SET PROBLEM — All the data must come back unchanged, except that pictures are left out.

COLLECTED DATA —

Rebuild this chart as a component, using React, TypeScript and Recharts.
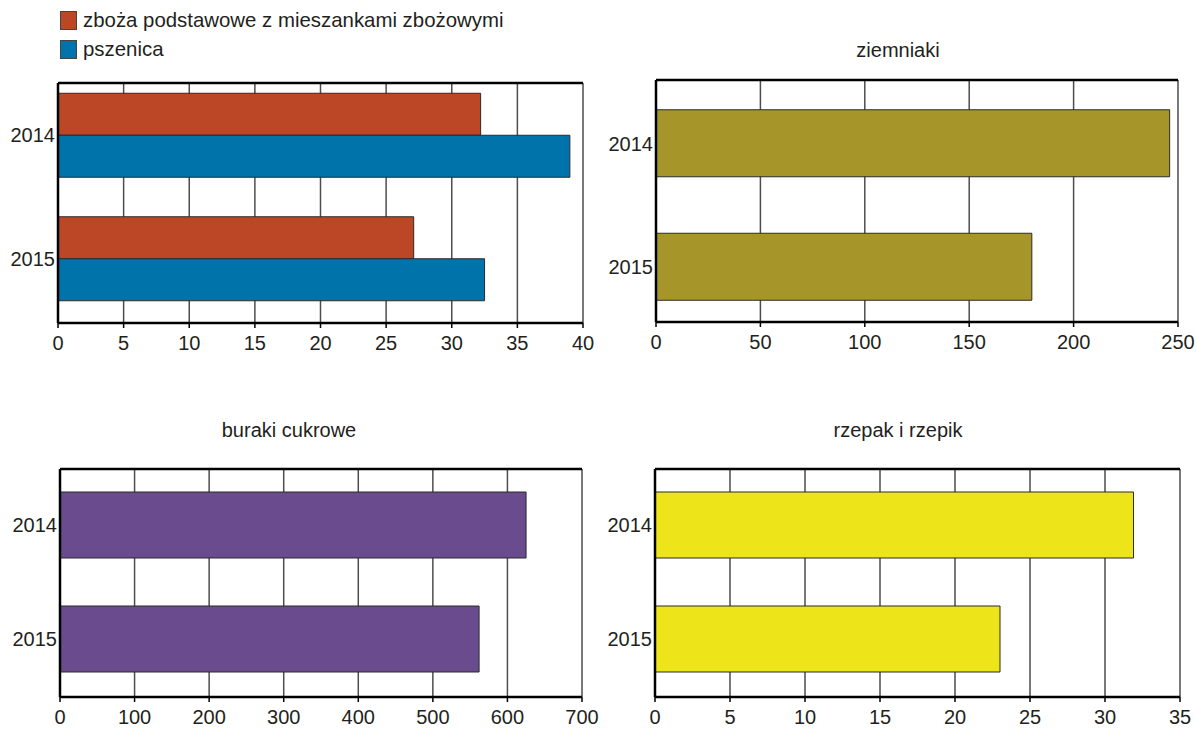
import { BarChart, Bar, XAxis, YAxis, CartesianGrid } from "recharts";

const years = ["2014", "2015"];

const zbozaValues = [32.2, 27.1];
const pszenicaValues = [39.0, 32.5];
const ziemniakiValues = [246, 180];
const burakiValues = [625, 562];
const rzepakValues = [31.9, 23.0];

const zbozaTicks = [0, 5, 10, 15, 20, 25, 30, 35, 40];
const ziemniakiTicks = [0, 50, 100, 150, 200, 250];
const burakiTicks = [0, 100, 200, 300, 400, 500, 600, 700];
const rzepakTicks = [0, 5, 10, 15, 20, 25, 30, 35];

const FONT = "'Liberation Sans', Arial, sans-serif";
const TEXT = "#231f20";
const AXIS = { stroke: "#000", strokeWidth: 2.5 };

const zbozaSeries = [
  { key: "zboza", name: "zboża podstawowe z mieszankami zbożowymi", color: "#bc4727", values: zbozaValues },
  { key: "pszenica", name: "pszenica", color: "#0073ab", values: pszenicaValues },
];

type Series = { key: string; name: string; color: string; values: number[] };

interface PanelProps {
  series: Series[];
  ticks: number[];
  left: number;
  top: number;
  width: number;
  height: number;
  margin: { top: number; right: number; bottom: number; left: number };
  yWidth: number;
  xHeight: number;
  pad: { top: number; bottom: number };
  barSize: number;
}

function Panel({ series, ticks, left, top, width, height, margin, yWidth, xHeight, pad, barSize }: PanelProps) {
  const data = years.map((year, i) => {
    const row: Record<string, string | number> = { year };
    series.forEach((s) => (row[s.key] = s.values[i]));
    return row;
  });
  const domain = [ticks[0], ticks[ticks.length - 1]];

  // top axis takes 1px of the top margin, it only draws the frame line
  return (
    <div style={{ position: "absolute", left, top }}>
      <BarChart
        width={width}
        height={height}
        data={data}
        layout="vertical"
        margin={{ ...margin, top: margin.top - 1 }}
        barGap={0}
      >
        <CartesianGrid horizontal={false} stroke="#4d4d4d" strokeWidth={1.5} />
        <XAxis
          type="number"
          domain={domain}
          ticks={ticks}
          interval={0}
          height={xHeight}
          tickSize={5}
          tickMargin={8}
          axisLine={AXIS}
          tickLine={{ stroke: "#000", strokeWidth: 1.5 }}
          tick={{ fill: TEXT, fontSize: 20, fontFamily: FONT }}
        />
        <XAxis
          xAxisId="top"
          orientation="top"
          type="number"
          domain={domain}
          ticks={ticks}
          height={1}
          tick={false}
          tickLine={false}
          axisLine={AXIS}
        />
        <YAxis
          type="category"
          dataKey="year"
          width={yWidth}
          padding={pad}
          axisLine={AXIS}
          tickLine={false}
          tickSize={0}
          tickMargin={3}
          tick={{ fill: TEXT, fontSize: 20, fontFamily: FONT }}
        />
        {series.map((s) => (
          <Bar
            key={s.key}
            dataKey={s.key}
            name={s.name}
            fill={s.color}
            stroke="#2b2b2b"
            strokeWidth={1}
            barSize={barSize}
            isAnimationActive={false}
          />
        ))}
      </BarChart>
    </div>
  );
}

function Title({ text, x, y }: { text: string; x: number; y: number }) {
  return (
    <div
      style={{
        position: "absolute",
        left: x - 150,
        top: y - 12,
        width: 300,
        textAlign: "center",
        fontSize: 20,
        lineHeight: "24px",
        fontFamily: FONT,
        color: TEXT,
      }}
    >
      {text}
    </div>
  );
}

export default function App() {
  return (
    <div style={{ position: "absolute", left: 0, top: 0, width: 1196, height: 731, background: "#fff", overflow: "hidden" }}>
      {zbozaSeries.map((s, i) => (
        <div
          key={s.key}
          style={{
            position: "absolute",
            left: 60,
            top: 10 + i * 29,
            display: "flex",
            alignItems: "center",
            fontFamily: FONT,
            fontSize: 20.4,
            color: TEXT,
            lineHeight: "20px",
          }}
        >
          <span
            style={{
              display: "inline-block",
              width: 15,
              height: 17,
              background: s.color,
              border: "1px solid #444",
              marginRight: 6,
            }}
          />
          {s.name}
        </div>
      ))}

      <Panel
        series={zbozaSeries}
        ticks={zbozaTicks}
        left={0}
        top={0}
        width={600}
        height={366}
        margin={{ top: 83, right: 17, bottom: 3, left: 0 }}
        yWidth={58}
        xHeight={40}
        pad={{ top: -9.75, bottom: 2.75 }}
        barSize={42}
      />

      <Title text="ziemniaki" x={898} y={50} />
      <Panel
        series={[{ key: "ziemniaki", name: "ziemniaki", color: "#a6962a", values: ziemniakiValues }]}
        ticks={ziemniakiTicks}
        left={600}
        top={0}
        width={596}
        height={366}
        margin={{ top: 80, right: 18, bottom: 4, left: 0 }}
        yWidth={56}
        xHeight={40}
        pad={{ top: 1.75, bottom: -6.75 }}
        barSize={67}
      />

      <Title text="buraki cukrowe" x={289} y={430} />
      <Panel
        series={[{ key: "buraki", name: "buraki cukrowe", color: "#694b8e", values: burakiValues }]}
        ticks={burakiTicks}
        left={0}
        top={366}
        width={600}
        height={365}
        margin={{ top: 103, right: 18, bottom: 0, left: 0 }}
        yWidth={60}
        xHeight={34}
        pad={{ top: -1, bottom: 1 }}
        barSize={66}
      />

      <Title text="rzepak i rzepik" x={898} y={430} />
      <Panel
        series={[{ key: "rzepak", name: "rzepak i rzepik", color: "#ede41a", values: rzepakValues }]}
        ticks={rzepakTicks}
        left={600}
        top={366}
        width={596}
        height={365}
        margin={{ top: 103, right: 16, bottom: 0, left: 0 }}
        yWidth={55}
        xHeight={34}
        pad={{ top: -1, bottom: 1 }}
        barSize={66}
      />
    </div>
  );
}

THE SOLUTION —
Rebuild this chart as a component, using React, TypeScript and Recharts.
import { BarChart, Bar, XAxis, YAxis, CartesianGrid } from "recharts";

const years = ["2014", "2015"];

const zbozaValues = [32.2, 27.1];
const pszenicaValues = [39.0, 32.5];
const ziemniakiValues = [246, 180];
const burakiValues = [625, 562];
const rzepakValues = [31.9, 23.0];

const zbozaTicks = [0, 5, 10, 15, 20, 25, 30, 35, 40];
const ziemniakiTicks = [0, 50, 100, 150, 200, 250];
const burakiTicks = [0, 100, 200, 300, 400, 500, 600, 700];
const rzepakTicks = [0, 5, 10, 15, 20, 25, 30, 35];

const FONT = "'Liberation Sans', Arial, sans-serif";
const TEXT = "#231f20";
const AXIS = { stroke: "#000", strokeWidth: 2.5 };

const zbozaSeries = [
  { key: "zboza", name: "zboża podstawowe z mieszankami zbożowymi", color: "#bc4727", values: zbozaValues },
  { key: "pszenica", name: "pszenica", color: "#0073ab", values: pszenicaValues },
];

type Series = { key: string; name: string; color: string; values: number[] };

interface PanelProps {
  series: Series[];
  ticks: number[];
  left: number;
  top: number;
  width: number;
  height: number;
  margin: { top: number; right: number; bottom: number; left: number };
  yWidth: number;
  xHeight: number;
  pad: { top: number; bottom: number };
  barSize: number;
}

function Panel({ series, ticks, left, top, width, height, margin, yWidth, xHeight, pad, barSize }: PanelProps) {
  const data = years.map((year, i) => {
    const row: Record<string, string | number> = { year };
    series.forEach((s) => (row[s.key] = s.values[i]));
    return row;
  });
  const domain = [ticks[0], ticks[ticks.length - 1]];

  // top axis takes 1px of the top margin, it only draws the frame line
  return (
    <div style={{ position: "absolute", left, top }}>
      <BarChart
        width={width}
        height={height}
        data={data}
        layout="vertical"
        margin={{ ...margin, top: margin.top - 1 }}
        barGap={0}
      >
        <CartesianGrid horizontal={false} stroke="#4d4d4d" strokeWidth={1.5} />
        <XAxis
          type="number"
          domain={domain}
          ticks={ticks}
          interval={0}
          height={xHeight}
          tickSize={5}
          tickMargin={8}
          axisLine={AXIS}
          tickLine={{ stroke: "#000", strokeWidth: 1.5 }}
          tick={{ fill: TEXT, fontSize: 20, fontFamily: FONT }}
        />
        <XAxis
          xAxisId="top"
          orientation="top"
          type="number"
          domain={domain}
          ticks={ticks}
          height={1}
          tick={false}
          tickLine={false}
          axisLine={AXIS}
        />
        <YAxis
          type="category"
          dataKey="year"
          width={yWidth}
          padding={pad}
          axisLine={AXIS}
          tickLine={false}
          tickSize={0}
          tickMargin={3}
          tick={{ fill: TEXT, fontSize: 20, fontFamily: FONT }}
        />
        {series.map((s) => (
          <Bar
            key={s.key}
            dataKey={s.key}
            name={s.name}
            fill={s.color}
            stroke="#2b2b2b"
            strokeWidth={1}
            barSize={barSize}
            isAnimationActive={false}
          />
        ))}
      </BarChart>
    </div>
  );
}

function Title({ text, x, y }: { text: string; x: number; y: number }) {
  return (
    <div
      style={{
        position: "absolute",
        left: x - 150,
        top: y - 12,
        width: 300,
        textAlign: "center",
        fontSize: 20,
        lineHeight: "24px",
        fontFamily: FONT,
        color: TEXT,
      }}
    >
      {text}
    </div>
  );
}

export default function App() {
  return (
    <div style={{ position: "absolute", left: 0, top: 0, width: 1196, height: 731, background: "#fff", overflow: "hidden" }}>
      {zbozaSeries.map((s, i) => (
        <div
          key={s.key}
          style={{
            position: "absolute",
            left: 60,
            top: 10 + i * 29,
            display: "flex",
            alignItems: "center",
            fontFamily: FONT,
            fontSize: 20.4,
            color: TEXT,
            lineHeight: "20px",
          }}
        >
          <span
            style={{
              display: "inline-block",
              width: 15,
              height: 17,
              background: s.color,
              border: "1px solid #444",
              marginRight: 6,
            }}
          />
          {s.name}
        </div>
      ))}

      <Panel
        series={zbozaSeries}
        ticks={zbozaTicks}
        left={0}
        top={0}
        width={600}
        height={366}
        margin={{ top: 83, right: 17, bottom: 3, left: 0 }}
        yWidth={58}
        xHeight={40}
        pad={{ top: -9.75, bottom: 2.75 }}
        barSize={42}
      />

      <Title text="ziemniaki" x={898} y={50} />
      <Panel
        series={[{ key: "ziemniaki", name: "ziemniaki", color: "#a6962a", values: ziemniakiValues }]}
        ticks={ziemniakiTicks}
        left={600}
        top={0}
        width={596}
        height={366}
        margin={{ top: 80, right: 18, bottom: 4, left: 0 }}
        yWidth={56}
        xHeight={40}
        pad={{ top: 1.75, bottom: -6.75 }}
        barSize={67}
      />

      <Title text="buraki cukrowe" x={289} y={430} />
      <Panel
        series={[{ key: "buraki", name: "buraki cukrowe", color: "#694b8e", values: burakiValues }]}
        ticks={burakiTicks}
        left={0}
        top={366}
        width={600}
        height={365}
        margin={{ top: 103, right: 18, bottom: 0, left: 0 }}
        yWidth={60}
        xHeight={34}
        pad={{ top: -1, bottom: 1 }}
        barSize={66}
      />

      <Title text="rzepak i rzepik" x={898} y={430} />
      <Panel
        series={[{ key: "rzepak", name: "rzepak i rzepik", color: "#ede41a", values: rzepakValues }]}
        ticks={rzepakTicks}
        left={600}
        top={366}
        width={596}
        height={365}
        margin={{ top: 103, right: 16, bottom: 0, left: 0 }}
        yWidth={55}
        xHeight={34}
        pad={{ top: -1, bottom: 1 }}
        barSize={66}
      />
    </div>
  );
}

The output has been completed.